**WHAT THE EXERCISE ASKS:**
Print the records below exactly, from the line containing "Generate a Python" down to the line containing "import seaborn as sns", both lines included, and omit every picture.

**INPUT MATERIAL:**
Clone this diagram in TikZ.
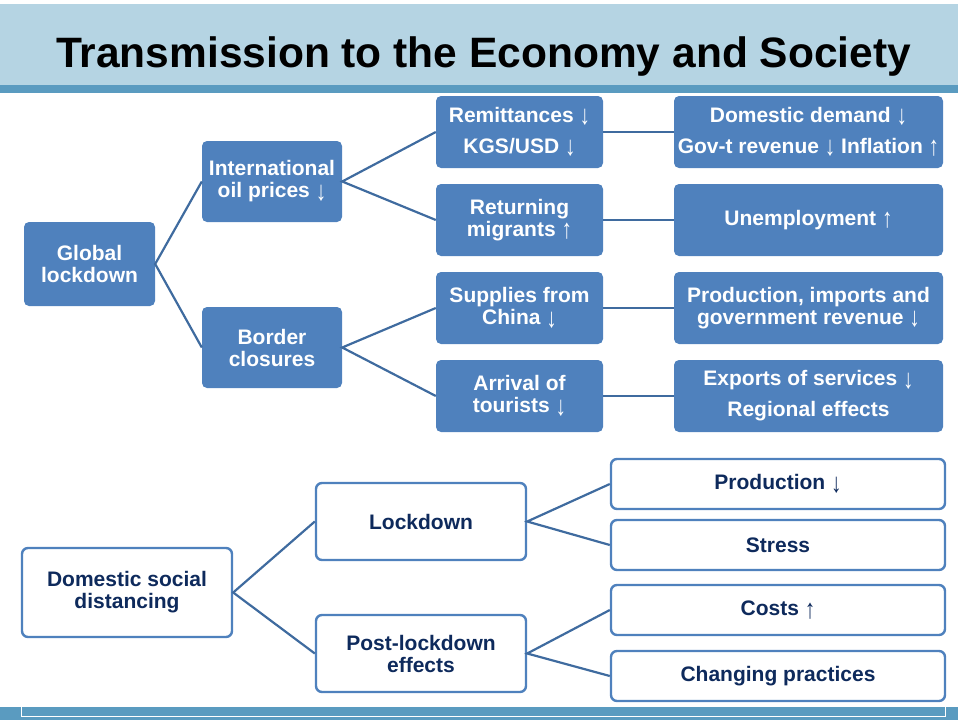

* * *

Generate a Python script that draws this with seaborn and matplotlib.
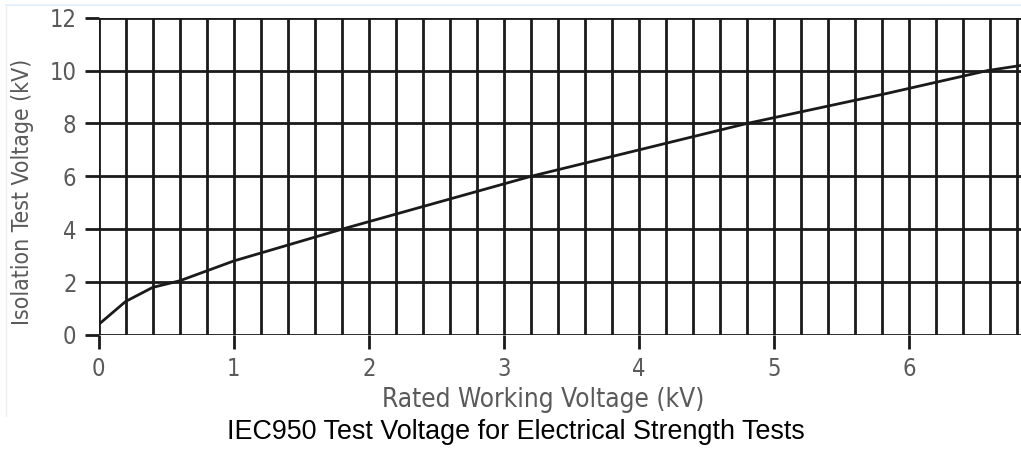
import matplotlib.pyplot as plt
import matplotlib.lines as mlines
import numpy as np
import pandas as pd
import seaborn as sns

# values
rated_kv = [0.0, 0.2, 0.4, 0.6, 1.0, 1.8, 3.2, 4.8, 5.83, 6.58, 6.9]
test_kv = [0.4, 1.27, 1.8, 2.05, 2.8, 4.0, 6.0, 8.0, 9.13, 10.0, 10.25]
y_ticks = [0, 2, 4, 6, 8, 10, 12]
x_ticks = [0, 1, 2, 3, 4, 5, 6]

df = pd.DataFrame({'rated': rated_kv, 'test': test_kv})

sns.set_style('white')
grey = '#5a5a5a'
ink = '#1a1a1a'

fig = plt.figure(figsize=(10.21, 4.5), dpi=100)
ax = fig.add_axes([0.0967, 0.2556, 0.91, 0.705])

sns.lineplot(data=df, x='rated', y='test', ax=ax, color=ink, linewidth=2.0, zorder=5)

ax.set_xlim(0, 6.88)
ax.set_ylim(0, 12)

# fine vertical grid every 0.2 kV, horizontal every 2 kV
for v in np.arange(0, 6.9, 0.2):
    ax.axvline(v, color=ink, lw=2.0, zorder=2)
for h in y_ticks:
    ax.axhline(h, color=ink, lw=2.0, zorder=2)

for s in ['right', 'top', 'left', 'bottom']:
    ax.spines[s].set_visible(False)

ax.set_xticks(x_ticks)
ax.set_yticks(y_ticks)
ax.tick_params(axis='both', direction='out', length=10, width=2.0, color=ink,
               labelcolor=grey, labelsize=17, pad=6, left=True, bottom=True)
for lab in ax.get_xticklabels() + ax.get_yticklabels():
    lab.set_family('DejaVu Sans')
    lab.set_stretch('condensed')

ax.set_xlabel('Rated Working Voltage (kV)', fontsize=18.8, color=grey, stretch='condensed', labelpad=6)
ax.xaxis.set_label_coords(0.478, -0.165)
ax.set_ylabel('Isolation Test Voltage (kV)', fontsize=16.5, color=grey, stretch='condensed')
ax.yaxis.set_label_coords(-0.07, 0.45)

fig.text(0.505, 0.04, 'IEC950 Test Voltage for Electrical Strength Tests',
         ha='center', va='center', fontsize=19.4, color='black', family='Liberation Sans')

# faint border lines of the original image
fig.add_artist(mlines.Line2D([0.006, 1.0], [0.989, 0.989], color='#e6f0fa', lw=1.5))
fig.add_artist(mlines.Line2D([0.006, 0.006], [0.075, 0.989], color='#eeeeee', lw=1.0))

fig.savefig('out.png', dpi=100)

**TASK SOLUTION:**
Generate a Python script that draws this with seaborn and matplotlib.
import matplotlib.pyplot as plt
import matplotlib.lines as mlines
import numpy as np
import pandas as pd
import seaborn as sns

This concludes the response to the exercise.